As the afternoon drew to a close, the high winds that had been swirling around us all day started to gain momentum and when all the main stage lighting rigs came down just before Cradle of Filth were due to start, it looked ominous.
A couple of hours later, after some rescheduling of bands and a sterling effort from the Bloodstock team on the Main Stage, Anthrax were able to take the stage and played a really good set of which many people made a of point of saying how good they were.
That led us to the headliners for the night Parkway Drive. Much anticipated and looked forward to by some, and conversely not so by others who doubted their right to be headlining.
What we got from Parkway Drive was one of the best headlining performances ever seen at Bloodstock and a massive crowd who mostly were in awe of pretty much everything they did. Their well constructed set led with memorising tension before moving into upbeat tracks that had the who audience bouncing. They mixed in some heavier tracks while at the same time contrasted with a string section. Add the exceptional fire effects and pyro and this all contributed to an absolutely splendid set and a great evening.

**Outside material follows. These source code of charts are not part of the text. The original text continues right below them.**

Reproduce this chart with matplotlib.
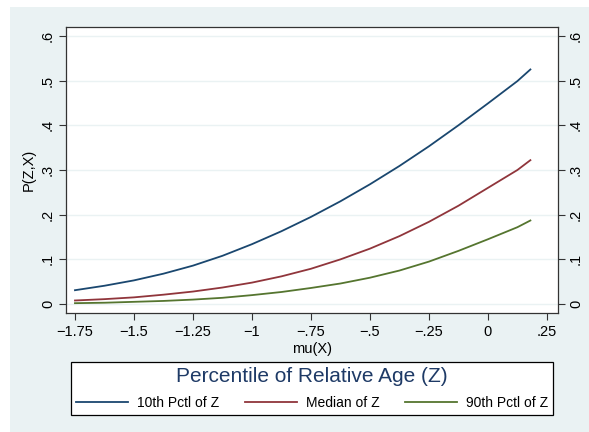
import matplotlib.pyplot as plt
from matplotlib.patches import Rectangle

# mu(X) grid and read-off probabilities
mu_x = [-1.75, -1.625, -1.5, -1.375, -1.25, -1.125, -1.0, -0.875, -0.75,
        -0.625, -0.5, -0.375, -0.25, -0.125, 0.0, 0.125, 0.18]
p10 = [0.031, 0.041, 0.053, 0.068, 0.086, 0.108, 0.134, 0.163, 0.195,
       0.230, 0.268, 0.309, 0.353, 0.400, 0.449, 0.499, 0.525]
p50 = [0.008, 0.011, 0.015, 0.021, 0.028, 0.037, 0.048, 0.062, 0.079,
       0.100, 0.124, 0.152, 0.184, 0.220, 0.260, 0.300, 0.322]
p90 = [0.002, 0.003, 0.005, 0.007, 0.010, 0.014, 0.020, 0.027, 0.036,
       0.046, 0.059, 0.075, 0.095, 0.119, 0.145, 0.172, 0.187]

labels = ["10th Pctl of Z", "Median of Z", "90th Pctl of Z"]
colors = ["#1A476F", "#90353B", "#55752F"]

xticks = [-1.75, -1.5, -1.25, -1, -0.75, -0.5, -0.25, 0, 0.25]
xticklabels = ["\u22121.75", "\u22121.5", "\u22121.25", "\u22121", "\u2212.75",
               "\u2212.5", "\u2212.25", "0", ".25"]
yticks = [0, 0.1, 0.2, 0.3, 0.4, 0.5, 0.6]
yticklabels = ["0", ".1", ".2", ".3", ".4", ".5", ".6"]

plt.rcParams["font.family"] = ["Liberation Sans", "DejaVu Sans"]

W, H = 589, 432
fig = plt.figure(figsize=(W / 100, H / 100), dpi=100)
fig.patch.set_facecolor("white")
bg = Rectangle((10 / W, 0), 1 - 10 / W, 1 - 7 / H, transform=fig.transFigure,
               facecolor="#EAF2F3", edgecolor="none", zorder=-10)
fig.add_artist(bg)

ax = fig.add_axes([66 / W, 1 - 313 / H, (558 - 66) / W, (313 - 27) / H])
ax.set_zorder(1)
ax.set_facecolor("white")

series = [p10, p50, p90]
for vals, lab, col in zip(series, labels, colors):
    ax.plot(mu_x, vals, color=col, linewidth=1.3, label=lab)

ax.set_xlim(-1.788, 0.297)
ax.set_ylim(-0.02, 0.62)
ax.set_xticks(xticks)
ax.set_xticklabels(xticklabels, fontsize=10.5)
ax.set_yticks(yticks)
ax.set_yticklabels(yticklabels, fontsize=10.5)
ax.tick_params(axis="both", direction="out", length=5, width=0.8, color="#333333")
ax.tick_params(axis="y", right=True, labelright=True, pad=3, labelrotation=90)
for lbl in ax.yaxis.get_ticklabels():
    lbl.set_va("center")
ax.grid(axis="y", color="#EAF2F3", linewidth=1.0)
ax.set_axisbelow(True)
for sp in ax.spines.values():
    sp.set_color("#333333")
    sp.set_linewidth(0.9)

ax.set_xlabel("mu(X)", fontsize=10.5, labelpad=2)
ax.set_ylabel("P(Z,X)", fontsize=10.5, labelpad=4)

leg = fig.legend(loc="upper left",
                 bbox_to_anchor=(71 / W, 1 - 416 / H, (553 - 71) / W, (416 - 362) / H),
                 mode="expand", ncol=3, fontsize=10, frameon=True, fancybox=False,
                 framealpha=1, title="Percentile of Relative Age (Z)", handlelength=3.75,
                 borderaxespad=0, borderpad=0.35, handletextpad=0.65,
                 columnspacing=1.5, labelspacing=0.75)
leg.set_zorder(2)
leg.get_title().set_fontsize(15)
leg.get_title().set_color("#1E3A66")
frame = leg.get_frame()
frame.set_edgecolor("black")
frame.set_linewidth(0.9)
frame.set_facecolor("white")

fig.savefig("out.png", dpi=100)
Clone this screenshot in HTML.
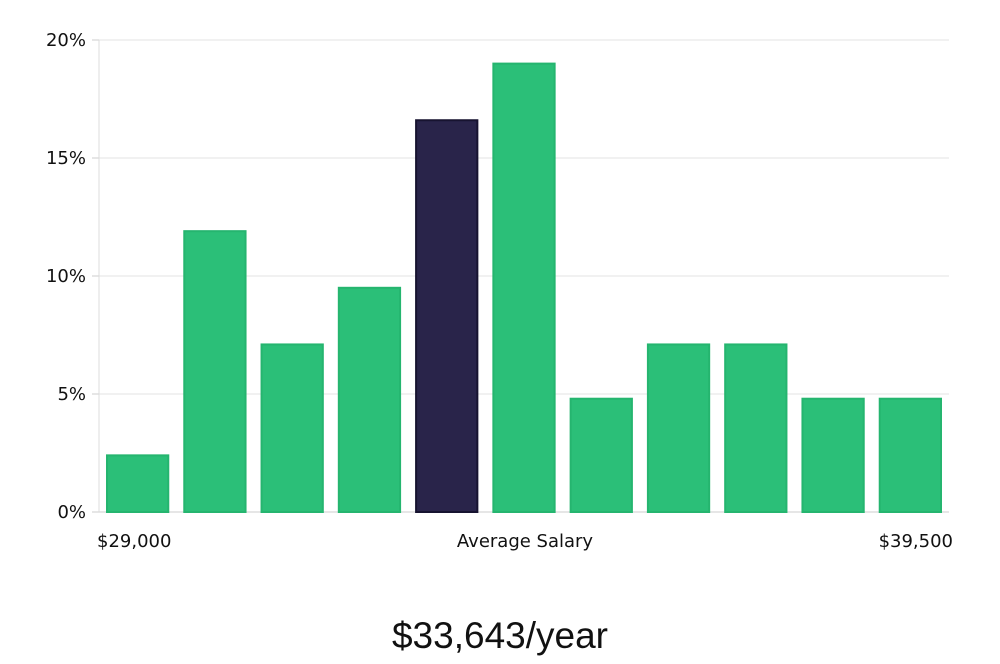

For me, the evenings music was far from over. I was really looking forward to seeing Taake and they were just brilliant. I got pretty close to the front of the stage and was really absorbed by the way they superbly play Black Metal.

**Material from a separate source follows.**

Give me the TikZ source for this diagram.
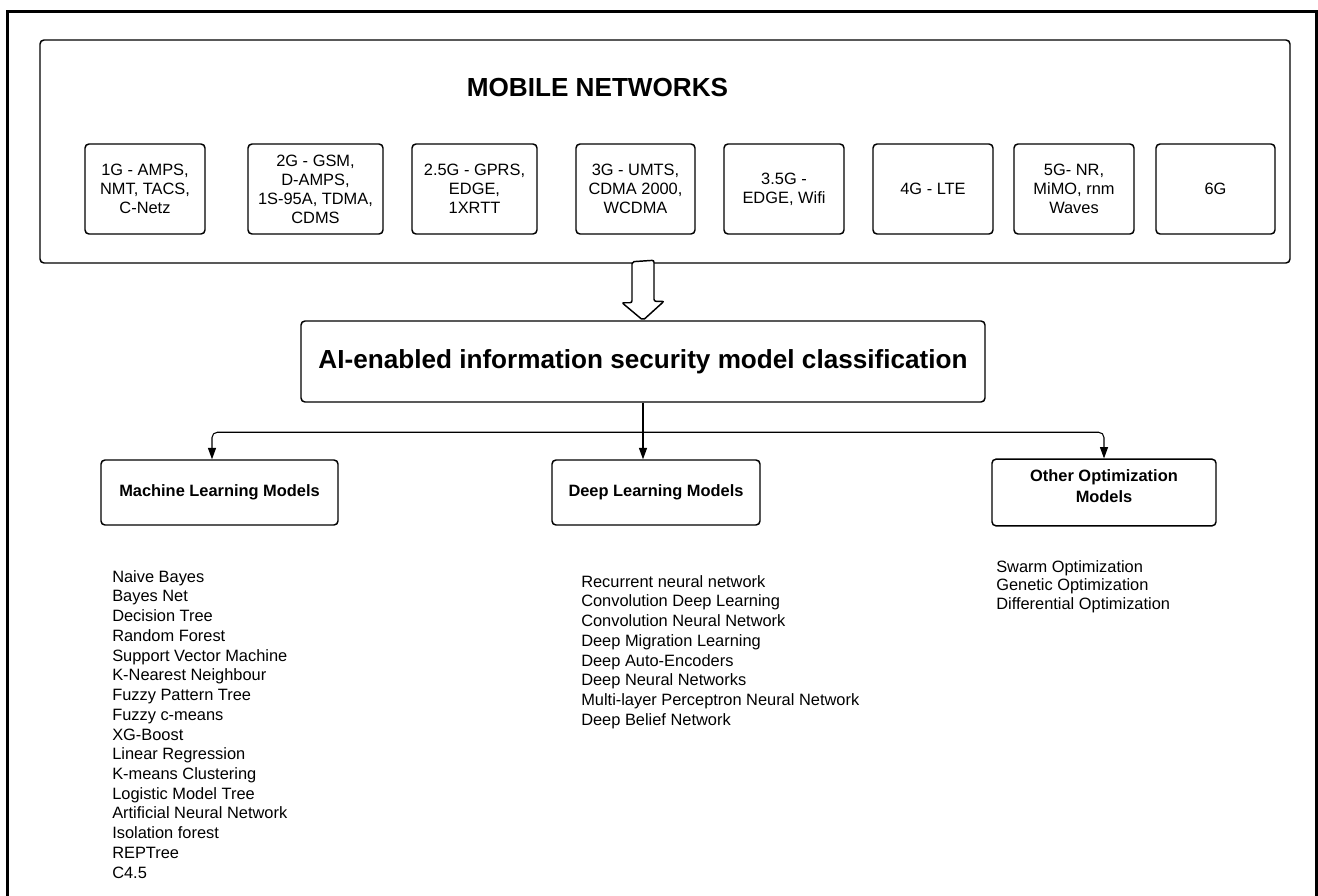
\documentclass[tikz,border=0pt]{standalone}
\usepackage{fontspec}
\setmainfont{Liberation Sans}
\usetikzlibrary{calc, arrows.meta}
\tikzset{>={Triangle[length=8.5pt, width=6pt]}}
\tikzset{gen box/.style={draw, rounded corners=3pt, line width=1.1pt, align=center,
          minimum height=67.5pt, inner sep=2pt, font=\fontsize{12.3}{14.25}\selectfont}}
\tikzset{model box/.style={draw, rounded corners=3pt, line width=1.1pt, align=center,
          minimum height=48.75pt, font=\bfseries\fontsize{12.3}{15.75}\selectfont}}
\tikzset{model list/.style={anchor=north west, align=left, inner sep=0pt,
          font=\fontsize{12.3}{14.8}\selectfont}}
\tikzset{big title/.style={font=\bfseries\fontsize{19.6}{23}\selectfont}}

\begin{document}
\begin{tikzpicture}[x=0.75pt, y=-0.75pt]
    \useasboundingbox (0,0) rectangle (1318,896);
    % outer frame
    \draw[line width=2.25pt] (7.5,896) -- (7.5,11.5) -- (1316.5,11.5) -- (1316.5,896);

    \node[draw, rounded corners=3pt, line width=1.1pt, minimum width=937.5pt,
          minimum height=167.25pt] (net) at (665,151.5) {};
    \node[big title] (net-title) at (597.5,87.5) {MOBILE NETWORKS};

    \node[gen box, minimum width=90pt] (g1) at (145,189) {1G - AMPS,\\NMT, TACS,\\C-Netz};
    \node[gen box, minimum width=101.25pt] (g2) at (315.5,189) {2G - GSM,\\D-AMPS,\\1S-95A, TDMA,\\CDMS};
    \node[gen box, minimum width=93.75pt] (g3) at (474.5,189) {2.5G - GPRS,\\EDGE,\\1XRTT};
    \node[gen box, minimum width=89.25pt] (g4) at (635.5,189) {3G - UMTS,\\CDMA 2000,\\WCDMA};
    \node[gen box, minimum width=90pt] (g5) at (784,189) {3.5G -\\EDGE, Wifi};
    \node[gen box, minimum width=90pt] (g6) at (933,189) {4G - LTE};
    \node[gen box, minimum width=90pt] (g7) at (1074,189) {5G- NR,\\MiMO, rnm\\Waves};
    \node[gen box, minimum width=89.25pt] (g8) at (1215.5,189) {6G};

    \node[draw, rounded corners=3pt, line width=1.1pt, minimum width=513pt,
          minimum height=60.75pt, big title] (ai) at (643,361.5)
    {AI-enabled information security model classification};

    % block arrow
    \draw[fill=white, line width=1.1pt, rounded corners=1.5pt]
    ($(ai.north |- net.south)+(-11,-2)$) -- ++(0,41) -- ++(-10,0) -- (ai.north)
    -- ++(21,-19) -- ++(-10,0) -- ++(0,-41) -- cycle;

    \node[model box, minimum width=177.75pt] (ml) at (219.5,492.5) {Machine Learning Models};
    \node[model box, minimum width=156pt] (dl) at (656,492.5) {Deep Learning Models};
    \node[model box, minimum width=168pt, minimum height=50pt, text depth=10pt] (om)
    at (1104,492.5) {Other Optimization\\Models};

    \coordinate (split) at ($(ai.south)+(0,29.5)$);
    \draw[->, line width=0.8pt] (ai.south) -- (ai.south |- dl.north);
    \draw[->, line width=0.8pt, rounded corners=4pt] (split) -| ($(ml.north)+(-7.5,0)$);
    \draw[->, line width=0.8pt, rounded corners=4pt] (split) -| (om.north);

    \node[model list] (ml-list) at (112,570)
    {Naive Bayes\\Bayes Net\\Decision Tree\\Random Forest\\Support Vector Machine\\
     K-Nearest Neighbour\\Fuzzy Pattern Tree\\Fuzzy c-means\\XG-Boost\\Linear Regression\\
     K-means Clustering\\Logistic Model Tree\\Artificial Neural Network\\Isolation forest\\
     REPTree\\C4.5};
    \node[model list] (dl-list) at (581,575)
    {Recurrent neural network\\Convolution Deep Learning\\Convolution Neural Network\\
     Deep Migration Learning\\Deep Auto-Encoders\\Deep Neural Networks\\
     Multi-layer Perceptron Neural Network\\Deep Belief Network};
    \node[model list, font=\fontsize{12.3}{13.9}\selectfont] (om-list) at (996,560)
    {Swarm Optimization\\Genetic Optimization\\Differential Optimization};
\end{tikzpicture}
\end{document}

Later at the Campsite there was a pretty impressive parade of people marching around in search of wheelie bins so they could have the traditional bin jousting competition. Wheelie bins though seemed to be quite sparse, which I think may have been deliberate from the organisers.
The final day of the festival started off pretty wet and we had constant heavy showers up until mid-afternoon. Incredibly though, the site didn’t get too muddy and compared to Download or Wacken it held up very well.
I did intend to watch Hypocrisy during the afternoon but after taking a seat at Lemmy’s bar, time just flew by chatting to people and Hypocrisy came and went without me realising. Everyone at Bloodstock is so friendly it isn’t hard to get engaged in all sorts of interesting conversations with complete strangers, who then become friends.
I certainly wasn’t going to miss Dee Snider though. The sun fittingly came out as Dee came on stage and after stating his displeasure that the doughnut pizza stall wasn’t there this year, Dee went on to absolutely rock the Main Stage. His new material is right on the money and mix in a few Twisted Sister classics and the banter that Dee Snider does so well and you have the perfect combination for a Main Stage festival set.
Cradle of Filth had to swap from Saturday to Sunday due to the high winds and I did feel for them as they also had to swap about 2 weeks prior at Wacken due to thunder storms and also got stranded a week before at Heathrow airport due to airport technical issues.
The band were fantastic and I really enjoyed their set. Lots of fire added to the Gothic stage set and it all came across really well.
Batuska were better than I expected and surprisingly made up for the absence of Dimmu Borgir. Cloaked, masked and combining music with ceremony, they played out a really powerful Black Metal set.
Closing the festival were Scorpions who I watched from the back as have seen them play a similar set for the last four years at festivals so thought I would take in the full view of their show. They were steady, without any frills. Whereas Eluveitie who closed the Sophie Stage were tremendous and really kept a weary audience engaged.
Reflecting back on the whole weekend I would have to say it was a fantastic 4 days of live Rock & Metal Music. A really well organised festival with a great atmosphere in the campsites and arena, and loads of really friendly people which we know Bloodstock is renown for.
As previously mentioned, everyone really appreciated what the Bloodstock crew did to keep the festival running during some exceptionally high and dangerous winds. Horns up to them, and roll on 2020 – Bloodstock’s 20th anniversary!